Retrato ideal del buen alumno

Al pare Manyanet le gustaba relacionarse de manera familiar con los alumnos de los colegios fundados por él. Conversaba durante el recreo, se interesaba por sus problemas, preguntaba sobre sus familiares, los estudios...

Era un educador excelente y estaba de la opinión de que el trato familiar es necesario para conocer a la persona y, en consecuencia, educar.

Él tenía muy claro el retrato ideal del buen alumno. Decía que el buen alumno es exacto en la distribución del tiempo y puntual. Cumple lo mejor que sabe las órdenes de los profesores y de las personas con cargos directivos. No discute ni se pelea con los compañeros, sino que expone las razones con moderación. Es aplicado en clase y en el estudio. No pierde el tiempo, porque sería una lástima no aprovechar las oportunidades de esta etapa fundamental de la vida, por culpa de la pereza y la negligencia. Hace los trabajos o las tareas con gran diligencia y nunca molesta. En definitiva, tiene amor al trabajo.

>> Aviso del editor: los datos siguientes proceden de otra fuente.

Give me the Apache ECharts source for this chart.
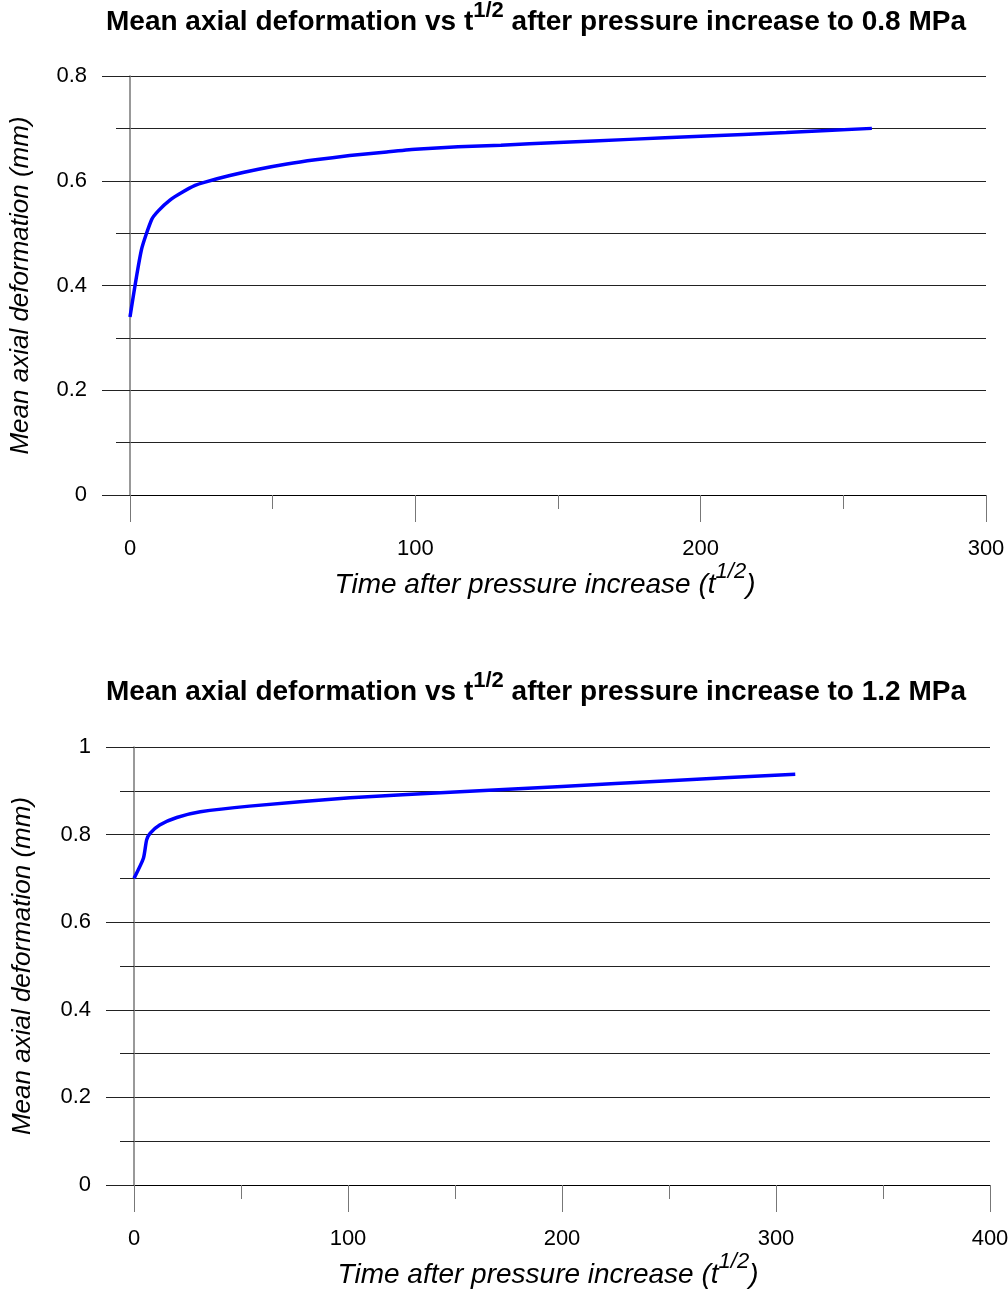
<!DOCTYPE html>
<html>
<head>
<meta charset="utf-8">
<script src="https://cdn.jsdelivr.net/npm/echarts@6/dist/echarts.min.js"></script>
<style>
  html, body { margin: 0; padding: 0; background: #fff; }
  #chart { width: 1008px; height: 1290px; }
</style>
</head>
<body>
<div id="chart"></div>
<script>
// Mean axial deformation after a pressure increase to 0.8 MPa: [t^1/2, mm]
const series08 = [
  [0, 0.340], [4, 0.468], [7.6, 0.526], [10, 0.543], [14, 0.563], [18, 0.577],
  [22.8, 0.591], [26, 0.597], [35, 0.610], [45, 0.622], [55, 0.632], [65, 0.640],
  [77, 0.648], [90, 0.655], [100, 0.660], [115, 0.665], [130, 0.668], [150, 0.673],
  [175, 0.679], [200, 0.685], [230, 0.692], [260, 0.700]
];
// Mean axial deformation after a pressure increase to 1.2 MPa: [t^1/2, mm]
const series12 = [
  [0, 0.700], [4.4, 0.746], [5.9, 0.788], [7.5, 0.803], [12, 0.822], [20, 0.839],
  [31, 0.852], [54, 0.865], [101, 0.884], [150, 0.897], [200, 0.910], [250, 0.923],
  [309, 0.938]
];
const titles = [
  '{b|Mean axial deformation vs t}{s|1/2}{b| after pressure increase to 0.8 MPa}',
  '{b|Mean axial deformation vs t}{s|1/2}{b| after pressure increase to 1.2 MPa}'
];
const xName = '{i|Time after pressure increase (t}{si|1/2}{i|)}';
const yName = 'Mean axial deformation (mm)';
const xRanges = [{ max: 300, interval: 100 }, { max: 400, interval: 100 }];
const yRanges = [{ max: 0.8, interval: 0.2 }, { max: 1, interval: 0.2 }];

const FONT = '"Liberation Sans", Arial, sans-serif';

const titleRich = {
  b: { fontFamily: FONT, fontSize: 28, fontWeight: 'bold', color: '#000', lineHeight: 36, verticalAlign: 'bottom' },
  s: { fontFamily: FONT, fontSize: 22, fontWeight: 'bold', color: '#000', lineHeight: 36, verticalAlign: 'top' }
};
const nameRich = {
  i: { fontFamily: FONT, fontSize: 28, fontStyle: 'italic', color: '#000', lineHeight: 38, verticalAlign: 'bottom' },
  si: { fontFamily: FONT, fontSize: 22, fontStyle: 'italic', color: '#000', lineHeight: 38, verticalAlign: 'top' }
};

const grids = [
  { left: 130, right: 22, top: 76, height: 419, containLabel: false, outerBoundsMode: 'none' },
  { left: 134, right: 18, top: 747, height: 438, containLabel: false, outerBoundsMode: 'none' }
];

function xAxisFor(i) {
  return {
    type: 'value', gridIndex: i, min: 0, max: xRanges[i].max, interval: xRanges[i].interval,
    name: xName, nameLocation: 'middle', nameGap: 66,
    nameTextStyle: { rich: nameRich, padding: [0, i === 0 ? 26 : 28, 0, 0] },
    axisLine: { show: true, lineStyle: { color: '#000', width: 1 } },
    axisTick: { show: true, inside: false, length: 27, lineStyle: { color: '#777', width: 1 } },
    minorTick: { show: true, splitNumber: 2, length: 14, lineStyle: { color: '#777', width: 1 } },
    splitLine: { show: false },
    axisLabel: { margin: 43, fontFamily: FONT, fontSize: 22, color: '#000' }
  };
}
function yAxisFor(i) {
  return {
    type: 'value', gridIndex: i, min: 0, max: yRanges[i].max, interval: yRanges[i].interval,
    name: yName, nameLocation: 'middle', nameGap: i === 0 ? 96 : 98, nameRotate: 90,
    nameTextStyle: { fontFamily: FONT, fontSize: 26, fontStyle: 'italic', color: '#000' },
    axisLine: { show: true, lineStyle: { color: '#777', width: 1.5 } },
    axisTick: { show: true, inside: false, length: 28, lineStyle: { color: '#222', width: 1 } },
    minorTick: { show: true, splitNumber: 2, length: 14, lineStyle: { color: '#222', width: 1 } },
    splitLine: { show: true, lineStyle: { color: '#222', width: 1 } },
    minorSplitLine: { show: true, lineStyle: { color: '#222', width: 1 } },
    axisLabel: { margin: 43, fontFamily: FONT, fontSize: 22, color: '#000',
      formatter: v => String(Math.round(v * 10) / 10) }
  };
}

const chart = echarts.init(document.getElementById('chart'), null, { renderer: 'canvas' });
chart.setOption({
  backgroundColor: '#fff',
  animation: false,
  title: [
    { text: titles[0], left: 106, top: 0, padding: 0, textStyle: { rich: titleRich } },
    { text: titles[1], left: 106, top: 670, padding: 0, textStyle: { rich: titleRich } }
  ],
  grid: grids,
  xAxis: [xAxisFor(0), xAxisFor(1)],
  yAxis: [yAxisFor(0), yAxisFor(1)],
  series: [
    { type: 'line', xAxisIndex: 0, yAxisIndex: 0, data: series08, showSymbol: false, smooth: 0.2,
      lineStyle: { color: '#0000ff', width: 3.5 }, z: 5 },
    { type: 'line', xAxisIndex: 1, yAxisIndex: 1, data: series12, showSymbol: false, smooth: 0.2,
      lineStyle: { color: '#0000ff', width: 3.5 }, z: 5 }
  ]
});
</script>
</body>
</html>
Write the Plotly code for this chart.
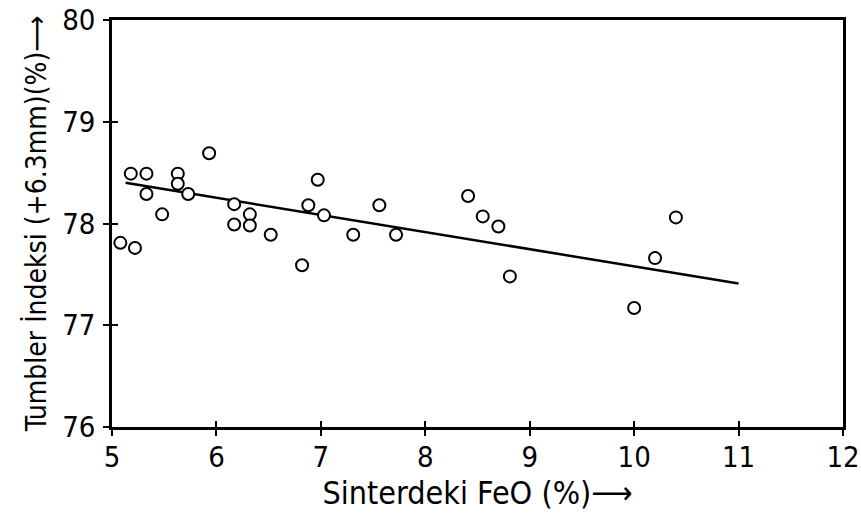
import plotly.graph_objects as go

feo = [5.08, 5.22, 5.18, 5.33, 5.33, 5.48, 5.63, 5.63, 5.73, 5.93, 6.17, 6.17,
       6.32, 6.32, 6.52, 6.82, 6.88, 6.97, 7.03, 7.31, 7.56, 7.72, 8.41, 8.55,
       8.70, 8.81, 10.0, 10.2, 10.4]
tumbler = [77.81, 77.76, 78.49, 78.49, 78.29, 78.09, 78.49, 78.39, 78.29, 78.69,
           78.19, 77.99, 78.09, 77.98, 77.89, 77.59, 78.18, 78.43, 78.08, 77.89,
           78.18, 77.89, 78.27, 78.07, 77.97, 77.48, 77.17, 77.66, 78.06]
fit_x = [5.13, 11.0]
fit_y = [78.40, 77.41]

x_ticks = [5, 6, 7, 8, 9, 10, 11, 12]
y_ticks = [76, 77, 78, 79, 80]

font_main = "DejaVu Sans Condensed, Liberation Sans, DejaVu Sans"

fig = go.Figure()
fig.add_trace(go.Scatter(x=fit_x, y=fit_y, mode="lines",
                         line=dict(color="black", width=2.5), showlegend=False))
fig.add_trace(go.Scatter(x=feo, y=tumbler, mode="markers",
                         marker=dict(symbol="circle", size=12, color="white",
                                     line=dict(color="black", width=2)),
                         showlegend=False))

axis_common = dict(showgrid=False, zeroline=False, showline=True, linecolor="black",
                   linewidth=2.5, tickcolor="black", tickwidth=1.5, ticklen=6,
                   ticks="outside", automargin=False, ticklabeloverflow="allow",
                   tickfont=dict(family=font_main, size=29, color="black"))

fig.update_layout(
    width=861, height=519,
    margin=dict(l=112, r=18, t=20, b=92),
    paper_bgcolor="white", plot_bgcolor="white",
    xaxis=dict(range=[5, 12], tickvals=x_ticks, mirror=True, ticklabelstandoff=-4,
               **axis_common,
               title=dict(text="Sinterdeki FeO (%)⟶",
                          font=dict(family=font_main, size=32, color="black"),
                          standoff=8)),
    yaxis=dict(range=[76, 80], tickvals=y_ticks, mirror=True, ticklabelstandoff=2,
               **axis_common,
               title=dict(text="Tumbler İndeksi (+6.3mm)(%)⟶",
                          font=dict(family=font_main, size=28, color="black"),
                          standoff=8)),
    xaxis2=dict(range=[5, 12], tickvals=x_ticks, overlaying="x", side="bottom",
                showgrid=False, zeroline=False, showline=False, showticklabels=False,
                ticks="inside", ticklen=6, tickwidth=1.5, tickcolor="black", anchor="y"),
    yaxis2=dict(range=[76, 80], tickvals=y_ticks, overlaying="y", side="left",
                showgrid=False, zeroline=False, showline=False, showticklabels=False,
                ticks="inside", ticklen=6, tickwidth=1.5, tickcolor="black", anchor="x"),
)
fig.add_trace(go.Scatter(x=[None], y=[None], xaxis="x2", yaxis="y2", showlegend=False))

fig.write_html("out.html")
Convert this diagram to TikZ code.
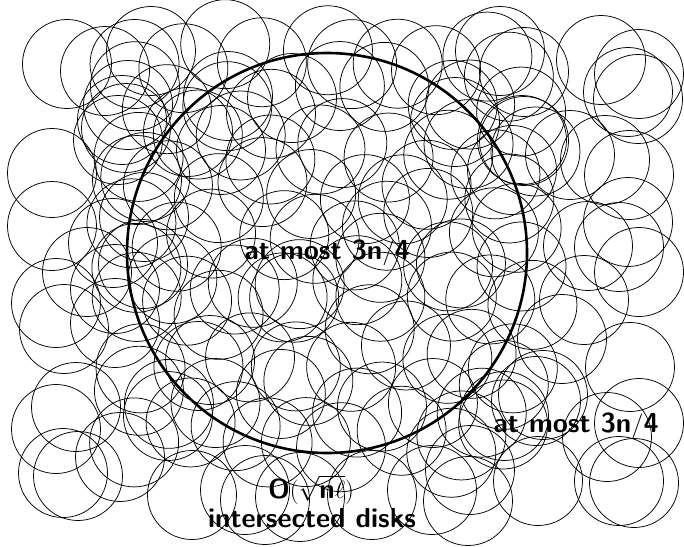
\documentclass[tikz,border=0pt]{standalone}
\begin{document}
\begin{tikzpicture}[x=1pt,y=-1pt,
  disk/.style={draw=black,line width=0.75pt},
  region/.style={draw=black,line width=2.6pt},
  lab/.style={font=\fontsize{27.5}{30}\selectfont\sffamily\bfseries,inner sep=0pt,anchor=base}]
\useasboundingbox (0,0) rectangle (684,546);
% disks seen at the borders
\foreach \cx/\cy in {
 67/64,151/51,105/71,128/105,122/120,126/128,118/140,137/180,52/173,188/132,221/150,228/96,
 500/51,524/72,601/60,639/74,628/92,638/99,522/140,524/141,570/155,605/160,629/175,512/170,455/122,
 52/226,87/272,113/243,56/303,64/329,115/289,143/264,144/217,115/323,
 619/247,639/272,628/222,588/246,584/300,562/339,
 76/407,56/429,63/473,78/476,120/457,168/416,192/495,
 630/367,639/423,619/481,634/483,538/481,536/401,543/395,468/501,607/437,504/416,
 372/495,432/490,470/470,300/497,245/490,265/500}
 \draw[disk] (\cx,\cy) circle[radius=44.5];
% disks in the middle (jittered grid)
\pgfmathsetseed{4242}
\foreach \i in {0,...,9}{
  \foreach \j in {0,...,9}{
    \pgfmathsetmacro\cx{142+42*\i+36*(rnd-0.5)}
    \pgfmathsetmacro\cy{62+42*\j+36*(rnd-0.5)}
    \draw[disk] (\cx,\cy) circle[radius=44.5];
  }
}
\coordinate (c) at (327,253);
\draw[region] (c) circle[radius=200];
\node[lab] (t1) at (327,259) {at most 3n$/$4};
\node[lab] (t2) at (576,432) {at most 3n$/$4};
\node[lab] (t3) at (311,498) {O$(\sqrt{\mbox{\sffamily\bfseries n}\ell})$};
\node[lab] (t4) at (312,527) {intersected disks};
\end{tikzpicture}
\end{document}
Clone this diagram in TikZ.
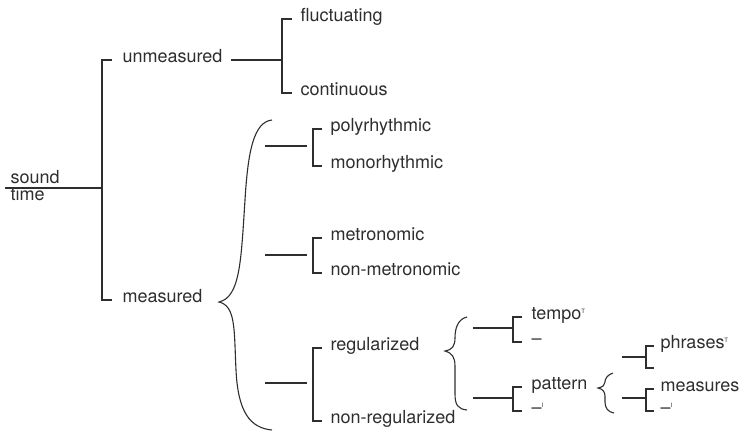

Con los compañeros es afable y colaborador, pero no permite delante suyo una palabra o una broma de mal gusto.

Es dócil y obediente a quienes tienen autoridad, estima a los profesores y agradece el esfuerzo que hacen por educarlo. Este amor y respeto son una prolongación del cuarto mandamiento de la Ley de Dios: "Honrarás al padre y a la madre." Tiene un amor filial a Dios, nuestro Padre del cielo; por eso cultiva la oración y recibe los sacramentos. Es puro de pensamiento y de obra.

Cuida de los libros y del material, tanto el particular como el común. No malgasta el dinero, sino que es ahorrador. Es pulido en la forma de vestir, pero sin vanidad.

Es un retrato alentador, ¿no te apuntas?